(Reuters) – Australia test and one-day captain Michael Clarke has defended his players against match-fixing allegations after a sports agent said the country’s top cricketers were “the biggest” culprits.
Mazhar Majeed, accused by prosecutors of taking bribes to fix matches, also said that Australian cricketers had fixed “brackets”, a set period of a match on which punters bet, a London court heard on Monday.
The accusation drew a scornful response from Cricket Australia earlier this week and Clarke said on Friday he was “very confident” no Australian players were involved.
“For me personally, it’s not the Australian way,” Clarke told reporters in Sydney before boarding a plane for the tour of South Africa.
“Never in my time have I experienced a conversation with anybody about any such thing.
“There’s obviously been a couple of occasions when guys have been approached and that’s been reported to our team manager and the ICC … so all the boys in the Australian team are aware that it is happening, it is going on.

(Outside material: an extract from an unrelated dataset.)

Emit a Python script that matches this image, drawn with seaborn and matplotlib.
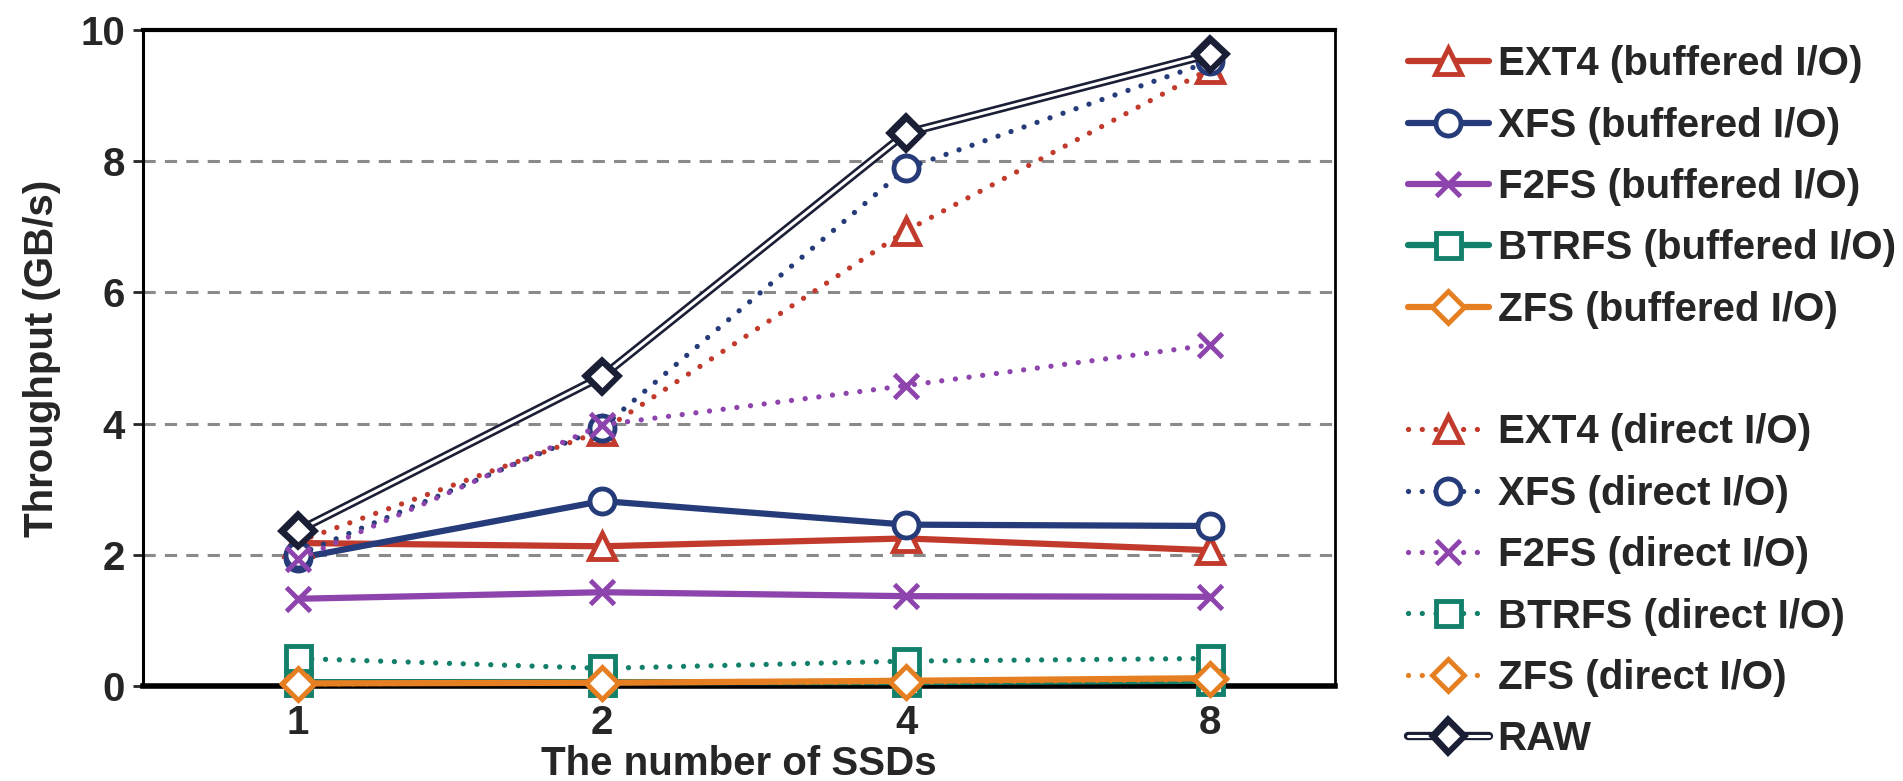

“But it’s never involved me and I’m very confident it’s never involved any of the Australian players.”
Clarke’s comments come as the trial involving spot-fixing allegations against former Pakistan captain Salman Butt and bowler Mohammad Asif continues in London.
Prosecutors allege that Majeed conspired with Butt and fast bowlers Asif and Mohammad Amir to fix parts of the Lord’s test between England and Pakistan last August.
Clarke will lead Australia in three one-day internationals and two tests against South Africa in October and November.